EXERCISE DETAILS:
In the entries below, find the lines with the word "this" and copy them.

Figure scripts:
________________
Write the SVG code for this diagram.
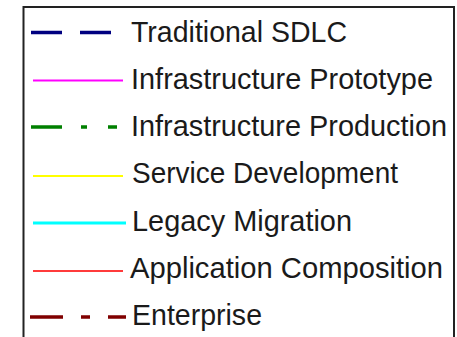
<svg xmlns="http://www.w3.org/2000/svg" width="457" height="337" viewBox="0 0 457 337">
<style>
.lbl{font-family:"Liberation Sans",Arial,sans-serif;font-size:29.5px;fill:#1a1a1a}
.sw{fill:none}
</style>
<rect width="457" height="337" fill="#ffffff"/>
<g id="legend-frame">
<path d="M23.5,345 V7 H454 V345" fill="none" stroke="#222" stroke-width="2"/>
</g>
<g id="connectors">
<line class="sw" x1="31" y1="32.5" x2="112" y2="32.5" stroke="#000080" stroke-width="3.5" stroke-dasharray="31 18"/>
<line class="sw" x1="33" y1="80.5" x2="123" y2="80.5" stroke="#ff00ff" stroke-width="1.8"/>
<line class="sw" x1="31" y1="127" x2="117" y2="127" stroke="#008000" stroke-width="3.5" stroke-dasharray="31 19 6 21 9"/>
<line class="sw" x1="33" y1="176" x2="123" y2="176" stroke="#ffff00" stroke-width="1.8"/>
<line class="sw" x1="33" y1="223" x2="126" y2="223" stroke="#00ffff" stroke-width="3"/>
<line class="sw" x1="33" y1="271" x2="123" y2="271" stroke="#ff3b3b" stroke-width="1.8"/>
<line class="sw" x1="30" y1="317" x2="126" y2="317" stroke="#800000" stroke-width="3.5" stroke-dasharray="33 18 9 18 18"/>
</g>
<g id="item-traditional-sdlc"><text class="lbl" x="131" y="42" textLength="216" lengthAdjust="spacingAndGlyphs">Traditional SDLC</text></g>
<g id="item-infrastructure-prototype"><text class="lbl" x="131" y="88.5" textLength="302" lengthAdjust="spacingAndGlyphs">Infrastructure Prototype</text></g>
<g id="item-infrastructure-production"><text class="lbl" x="131" y="136" font-size="28.5" textLength="316" lengthAdjust="spacingAndGlyphs">Infrastructure Production</text></g>
<g id="item-service-development"><text class="lbl" x="132" y="183" textLength="266" lengthAdjust="spacingAndGlyphs">Service Development</text></g>
<g id="item-legacy-migration"><text class="lbl" x="132" y="231" textLength="220" lengthAdjust="spacingAndGlyphs">Legacy Migration</text></g>
<g id="item-application-composition"><text class="lbl" x="130" y="278" textLength="313" lengthAdjust="spacingAndGlyphs">Application Composition</text></g>
<g id="item-enterprise"><text class="lbl" x="132" y="325" textLength="130" lengthAdjust="spacingAndGlyphs">Enterprise</text></g>
</svg>
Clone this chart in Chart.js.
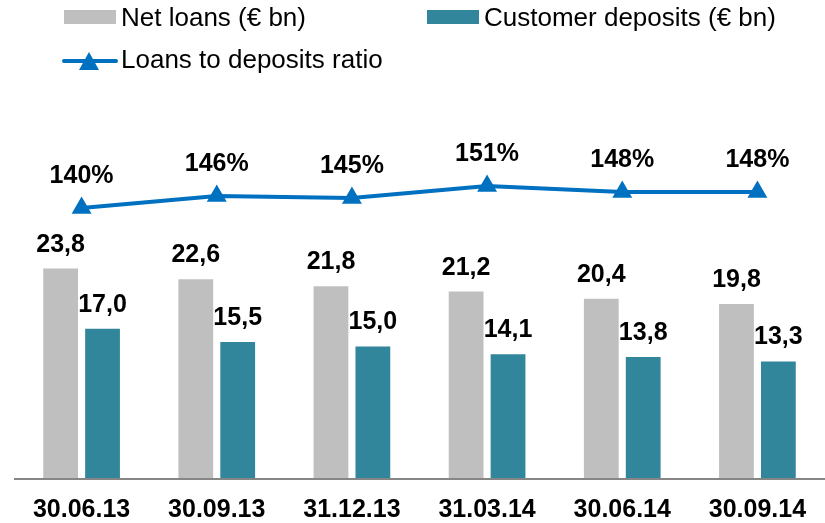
<!DOCTYPE html>
<html>
<head>
  <title>Loans and deposits</title>
  <script src="https://cdn.jsdelivr.net/npm/chart.js"></script>
  <style>
    html, body { margin: 0; padding: 0; background: #fff; overflow: hidden; }
    #wrap { position: relative; width: 825px; height: 523px; }
    canvas { display: block; }
  </style>
</head>
<body>
  <div id="wrap"><canvas id="chart" width="825" height="523"></canvas></div>

  <script>
    const dates = ['30.06.13', '30.09.13', '31.12.13', '31.03.14', '30.06.14', '30.09.14'];
    const netLoans = [23.8, 22.6, 21.8, 21.2, 20.4, 19.8];
    const deposits = [17.0, 15.5, 15.0, 14.1, 13.8, 13.3];
    const ratio = [140, 146, 145, 151, 148, 148];

    const GREY = '#bfbfbf';
    const TEAL = '#31869b';
    const BLUE = '#0070c0';
    const FONT = '"Liberation Sans", Arial, sans-serif';

    const fmt = v => v.toFixed(1).replace('.', ',');

    // labels, axis line and legend drawn by hand
    const decor = {
      id: 'decor',
      afterDatasetsDraw(chart) {
        const c = chart.ctx;
        const area = chart.chartArea;
        const x = chart.scales.x;
        c.save();

        // axis line
        c.strokeStyle = '#868686';
        c.lineWidth = 2;
        c.beginPath();
        c.moveTo(area.left, area.bottom);
        c.lineTo(area.right, area.bottom);
        c.stroke();

        c.fillStyle = '#000';
        c.textAlign = 'center';
        c.textBaseline = 'alphabetic';
        c.font = 'bold 25px ' + FONT;

        // bar values
        [0, 1].forEach(i => {
          const data = chart.data.datasets[i].data;
          chart.getDatasetMeta(i).data.forEach((bar, j) => {
            c.fillText(fmt(data[j]), bar.x, bar.y - 17);
          });
        });
        // ratio values
        chart.getDatasetMeta(2).data.forEach((pt, j) => {
          c.fillText(ratio[j] + '%', pt.x, pt.y - 25);
        });
        // category labels
        dates.forEach((d, j) => {
          c.fillText(d, x.getPixelForValue(j), 517);
        });

        // legend
        c.textAlign = 'left';
        c.font = '26px ' + FONT;
        c.fillStyle = GREY;
        c.fillRect(64, 10, 52, 14);
        c.fillStyle = TEAL;
        c.fillRect(427, 10, 52, 14);
        c.fillStyle = '#000';
        c.fillText('Net loans (€ bn)', 121, 26);
        c.fillText('Customer deposits (€ bn)', 484, 26);

        c.strokeStyle = BLUE;
        c.lineWidth = 4;
        c.lineCap = 'round';
        c.beginPath();
        c.moveTo(64, 61);
        c.lineTo(116, 61);
        c.stroke();
        c.fillStyle = BLUE;
        c.beginPath();
        c.moveTo(89, 52);
        c.lineTo(99, 70);
        c.lineTo(79, 70);
        c.closePath();
        c.fill();
        c.fillStyle = '#000';
        c.fillText('Loans to deposits ratio', 121, 68);

        c.restore();
      }
    };

    new Chart(document.getElementById('chart'), {
      type: 'bar',
      data: {
        labels: dates,
        datasets: [
          {
            label: 'Net loans (€ bn)',
            data: netLoans,
            backgroundColor: GREY,
            yAxisID: 'y',
            order: 2
          },
          {
            label: 'Customer deposits (€ bn)',
            data: deposits,
            backgroundColor: TEAL,
            yAxisID: 'y',
            order: 2
          },
          {
            type: 'line',
            label: 'Loans to deposits ratio',
            data: ratio,
            borderColor: BLUE,
            backgroundColor: BLUE,
            borderWidth: 4,
            pointStyle: 'triangle',
            pointRadius: 11.5,
            pointHoverRadius: 11.5,
            pointBorderWidth: 0,
            tension: 0,
            clip: false,
            yAxisID: 'y2',
            order: 1
          }
        ]
      },
      options: {
        responsive: false,
        animation: false,
        events: [],
        layout: { autoPadding: false, padding: { left: 14, right: 0, top: 90, bottom: 44 } },
        datasets: {
          bar: { categoryPercentage: 0.62, barPercentage: 0.83 }
        },
        plugins: {
          legend: { display: false },
          tooltip: { enabled: false }
        },
        scales: {
          x: { display: false },
          y: { display: false, min: 0, max: 44 },
          y2: { display: false, min: 4.5, max: 199 }
        }
      },
      plugins: [decor]
    });
  </script>
</body>
</html>
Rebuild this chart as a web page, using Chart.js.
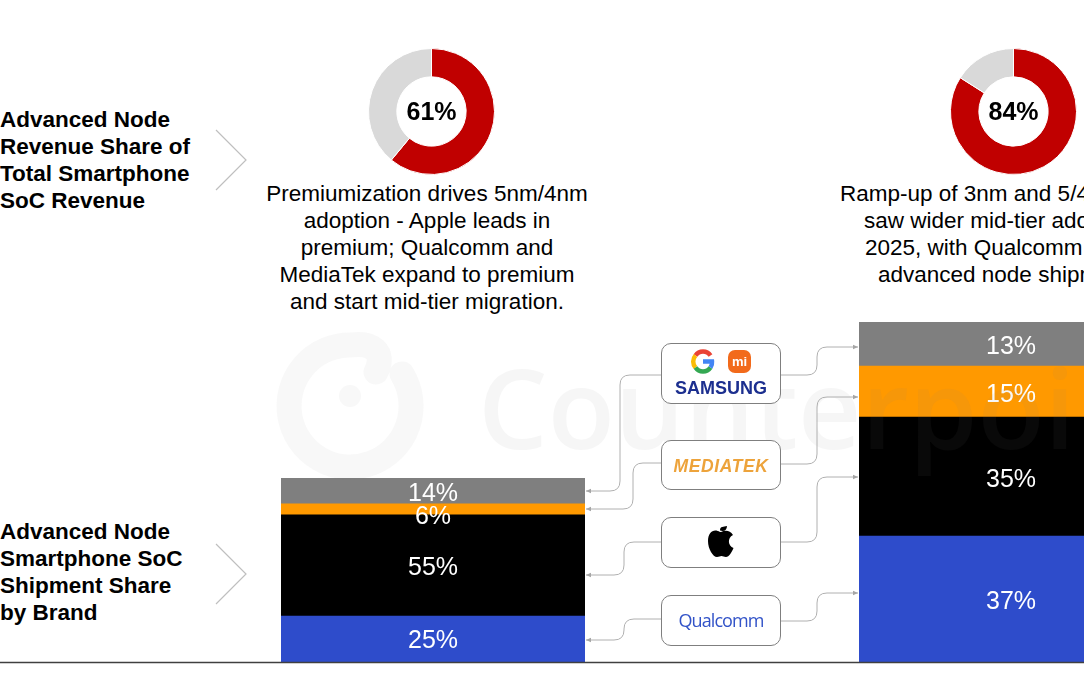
________________
EXERCISE OUTPUT:
Write the SVG code for this diagram.
Clone this chart in Chart.js.
Rebuild this chart as a web page, using Chart.js.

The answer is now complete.